Project Level
About 309 wordsAbout 1 min
Effective budgeting at the project level is essential for maximizing value, managing risk, and ensuring that resources are allocated where they will have the greatest impact. The Real Options Calculator (ROC) empowers project teams to right-size budgets dynamically, based on real-world uncertainties and evolving business cases.
Key Principles
- Dynamic Budgeting:
Move beyond static, upfront budgets. Use staged investments and checkpoints to allocate resources as uncertainties are resolved and new information emerges. - Scenario-Based Planning:
Model optimistic, pessimistic, and most-likely scenarios. Quantify the financial impact and resource needs for each, ensuring that budgets are robust yet flexible. - Defer Major Investments:
Structure your project so that significant expenditures are only committed once key assumptions have been validated, minimizing risk and enabling “fail fast” learning.
How to Budget with ROC
- Define Financial Parameters:
Enter project-specific parameters such as WACC, risk-free rate, and currency inEdit > Project Settings
. - Map Out the Project Tree:
Break down your project into sequential and parallel steps, each representing a decision point or uncertainty. - Estimate Resource Needs:
For each step, specify required investment, expected duration, and potential results.

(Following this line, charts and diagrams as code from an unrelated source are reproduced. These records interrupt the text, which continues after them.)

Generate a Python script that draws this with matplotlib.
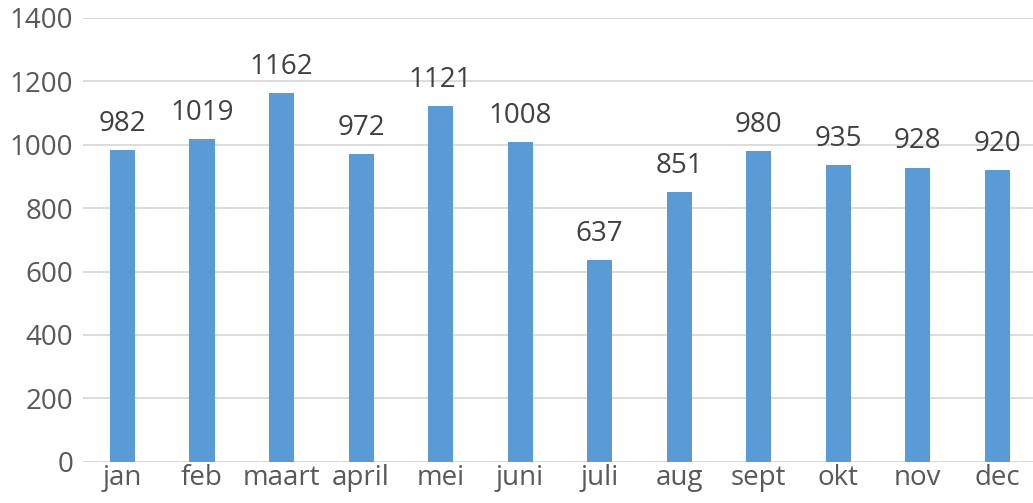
import matplotlib
matplotlib.use("Agg")
import matplotlib.pyplot as plt

months = ["jan", "feb", "maart", "april", "mei", "juni", "juli", "aug", "sept", "okt", "nov", "dec"]
counts = [982, 1019, 1162, 972, 1121, 1008, 637, 851, 980, 935, 928, 920]
yticks = [0, 200, 400, 600, 800, 1000, 1200, 1400]

plt.rcParams['font.family'] = ['Open Sans', 'DejaVu Sans']

fig = plt.figure(figsize=(10.33, 5.03), dpi=100)
ax = fig.add_axes([0.0801, 0.0821, 0.9199, 0.8823])

x = range(len(months))
ax.bar(x, counts, width=0.315, color="#5B9BD5", zorder=3)
for i, v in zip(x, counts):
    ax.text(i, v + 38, str(v), ha="center", va="bottom", fontsize=20, color="#404040")

ax.set_xlim(-0.5, 11.45)
ax.set_ylim(0, 1400)
ax.set_yticks(yticks)
ax.set_xticks(list(x))
ax.set_xticklabels(months)
ax.grid(axis="y", color="#D9D9D9", linewidth=1.3, zorder=0)
for s in ax.spines.values():
    s.set_visible(False)
ax.tick_params(axis="both", length=0, labelsize=20, labelcolor="#595959")
ax.tick_params(axis="y", pad=7)
ax.tick_params(axis="x", pad=2)

fig.savefig("out.png", dpi=100)
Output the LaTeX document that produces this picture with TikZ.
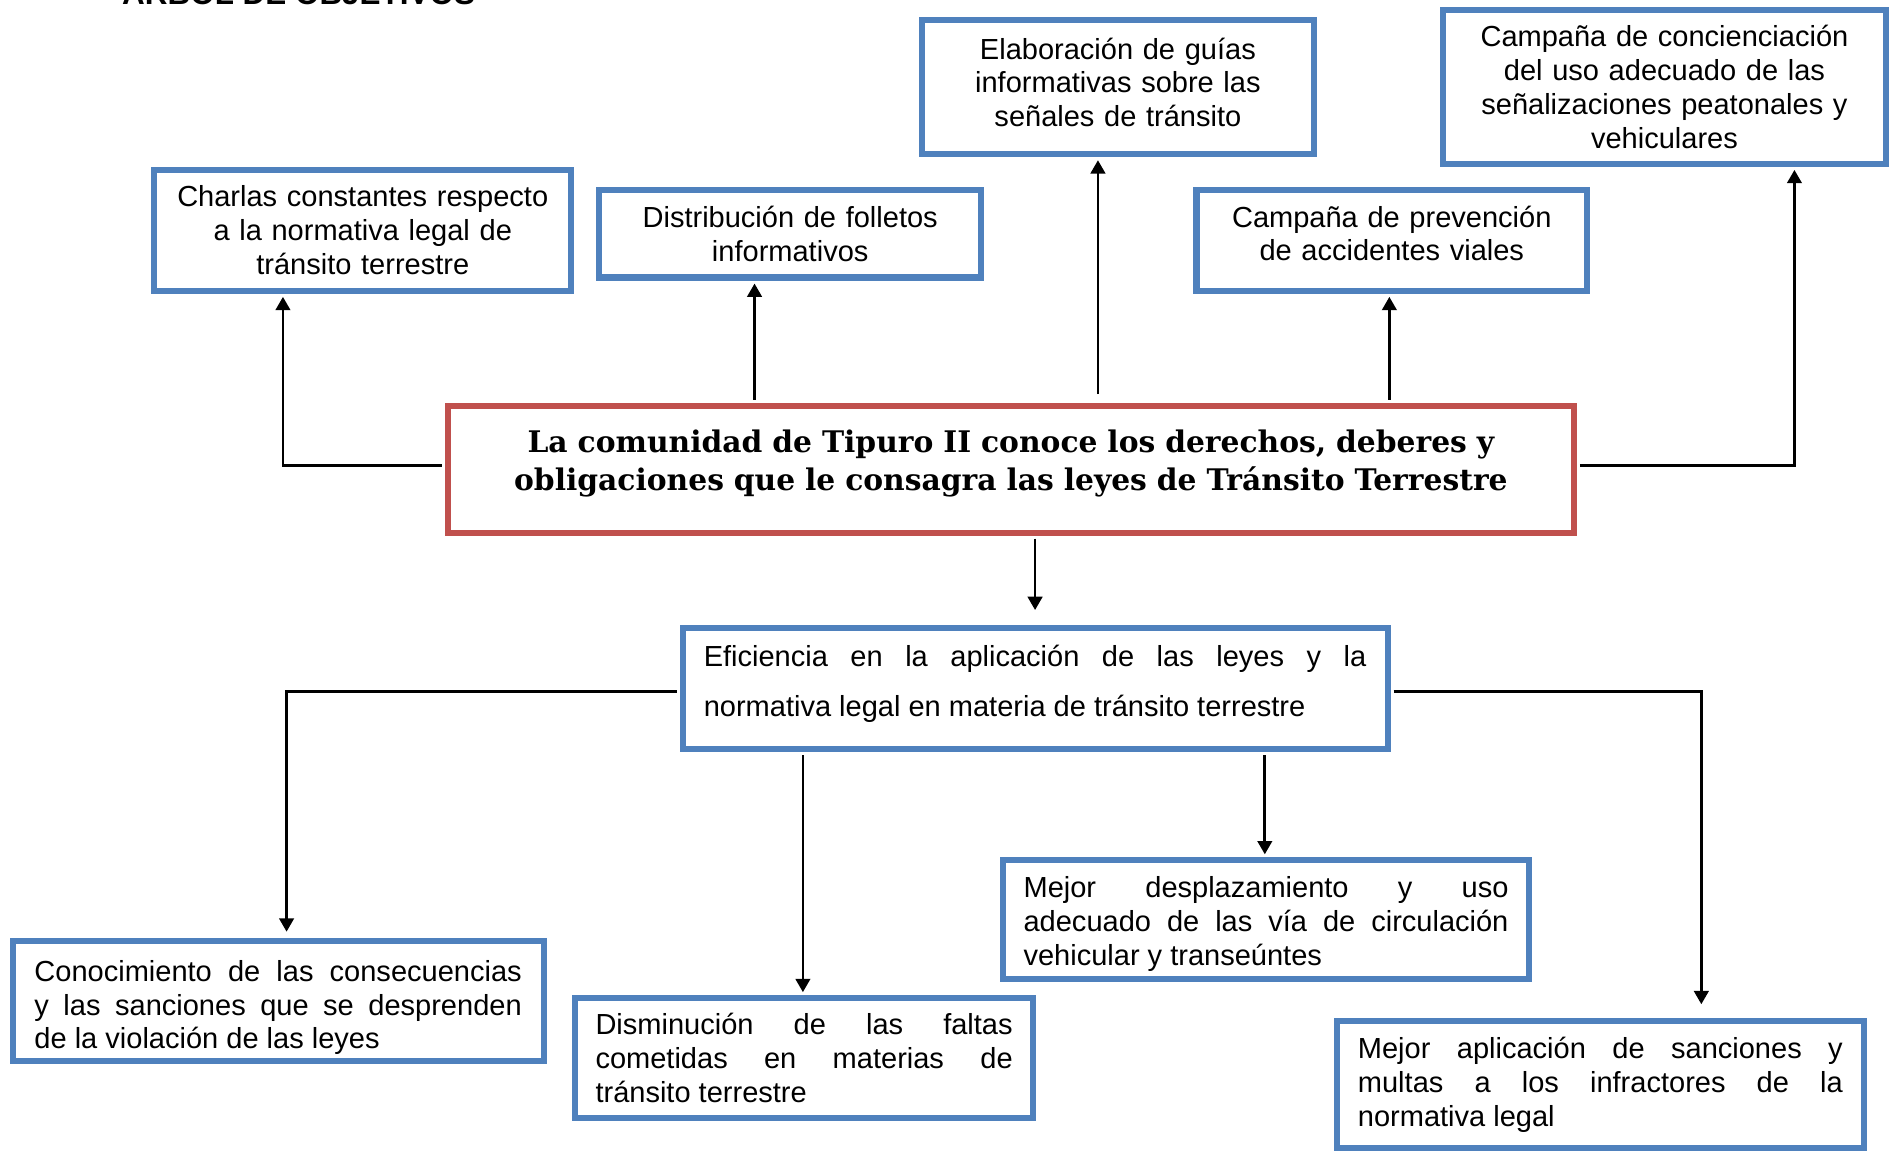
\documentclass[tikz,border=0pt]{standalone}
\usepackage{fontspec}
\setmainfont{Liberation Sans}
\newfontfamily\negritaserif{DejaVu Serif}
\usepackage{xcolor}
\definecolor{azulcaja}{RGB}{79,129,189}
\definecolor{rojocaja}{RGB}{192,80,77}
\usetikzlibrary{arrows.meta, calc, positioning}

\begin{document}
\begin{tikzpicture}[
            x=0.5pt, y=-0.5pt,
            line join=miter,
            caja/.style={shape=rectangle, draw=azulcaja, line width=2.5pt, inner sep=0pt, font=\fontsize{12}{14}\selectfont},
            cajacentro/.style={caja, align=center},
            cajajust/.style={caja, align=justify},
            cajaroja/.style={shape=rectangle, draw=rojocaja, line width=2.5pt, inner sep=0pt, align=center, font=\negritaserif\bfseries\fontsize{12.3}{15.5}\selectfont},
            flecha/.style={-{Triangle[length=5.5pt, width=6pt]}, line width=1.1pt}
            ]
            \useasboundingbox (0,0) rectangle (1568,954);

            % Titulo (cortado arriba)
            \node[anchor=base west, font=\bfseries\fontsize{13}{15}\selectfont] (titulo) at (94,4) {ÁRBOL DE OBJETIVOS};

            % Objetivo central
            \node[cajaroja, text width=462pt, text depth=22.8pt, minimum width=465.5pt, minimum height=52.5pt] (objetivo) at (836,388)
                {La comunidad de Tipuro II conoce los derechos, deberes y\\ obligaciones que le consagra las leyes de Tránsito Terrestre};

            % Fines (arriba)
            \node[cajacentro, text width=165pt, minimum width=172.5pt, minimum height=50pt] (charlas) at (300,190.5)
                {Charlas constantes respecto\\ a la normativa legal de\\ tránsito terrestre};
            \node[cajacentro, text width=150pt, minimum width=158pt, minimum height=36pt] (folletos) at (653.5,193.5)
                {Distribución de folletos\\ informativos};
            \node[cajacentro, text width=155pt, text depth=32pt, minimum width=162pt, minimum height=55.5pt] (guias) at (924.5,72)
                {Elaboración de guías\\ informativas sobre las\\ señales de tránsito};
            \node[cajacentro, text width=155pt, text depth=20pt, minimum width=161.5pt, minimum height=41.5pt] (prevencion) at (1151,199)
                {Campaña de prevención\\ de accidentes viales};
            \node[cajacentro, text width=176pt, minimum width=183pt, minimum height=63.5pt] (concienciacion) at (1376.5,72)
                {Campaña de concienciación\\ del uso adecuado de las\\ señalizaciones peatonales y\\ vehiculares};

            % Medio
            \node[cajajust, font=\fontsize{12}{20.5}\selectfont, text width=274pt, text depth=27pt, minimum width=291.5pt, minimum height=50pt] (eficiencia) at (856,569.5)
                {Eficiencia en la aplicación de las leyes y la\linebreak normativa legal en materia de tránsito terrestre};

            % Causas (abajo)
            \node[cajajust, text width=201.5pt, text height=14pt, minimum width=219.5pt, minimum height=49.5pt] (conocimiento) at (230,828)
                {Conocimiento de las consecuencias\linebreak y las sanciones que se desprenden\linebreak de la violación de las leyes};
            \node[cajajust, text width=172.5pt, minimum width=189.5pt, minimum height=49.5pt] (disminucion) at (665,875)
                {Disminución de las faltas\linebreak cometidas en materias de\linebreak tránsito terrestre};
            \node[cajajust, text width=200.5pt, text height=12.6pt, minimum width=217.5pt, minimum height=49pt] (desplazamiento) at (1047,760.5)
                {Mejor desplazamiento y uso\linebreak adecuado de las vía de circulación\linebreak vehicular y transeúntes};
            \node[cajajust, text width=200.5pt, minimum width=218pt, minimum height=52.5pt] (sanciones) at (1323.5,897)
                {Mejor aplicación de sanciones y\linebreak multas a los infractores de la\linebreak normativa legal};

            % Flechas hacia arriba
            \draw[flecha] ($(objetivo.west)+(-2.5,-3)$) -| ($(charlas.south)+(-66,2.5)$);
            \foreach \destino/\dx/\dy in {folletos/-29.5/-2.5, guias/-16.5/-7, prevencion/-2/-2.5}
            {
                \draw[flecha] ($(\destino.south |- objetivo.north)+(\dx,\dy)$) -- ($(\destino.south)+(\dx,2.5)$);
            }
            \draw[flecha] ($(objetivo.east)+(2.5,-3)$) -| ($(concienciacion.south)+(107.5,2.5)$);
            \draw[flecha] ($(eficiencia.north |- objetivo.south)+(0,2.5)$) -- ($(eficiencia.north)+(0,-12.5)$);

            % Flechas hacia abajo
            \draw[flecha] ($(eficiencia.west)+(-2.5,2.5)$) -| ($(conocimiento.north)+(7,-5.5)$);
            \foreach \destino/\dx in {disminucion/-1, desplazamiento/-1}
            {
                \draw[flecha] ($(\destino.north |- eficiencia.south)+(\dx,2.5)$) -- ($(\destino.north)+(\dx,-2.5)$);
            }
            \draw[flecha] ($(eficiencia.east)+(2.5,2.5)$) -| ($(sanciones.north)+(83.5,-11.5)$);
\end{tikzpicture}
\end{document}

Enter operational ressource requirements. - Calculate Real Option Values:
Use ROC to quantify the project value at each step. This informs whether it is worthwhile to invest in the next step. - Report actuals and maybe Adjust:
Once a project step completes, its results can be reported. This tells what next route is the best to take. Adjustments to the business case should only be made if new knowledge justifies this.
Best Practices
- Align budgets with business value, not just costs.
- Use checkpoints to reassess and reallocate resources.
- Document assumptions and update them as new data becomes available.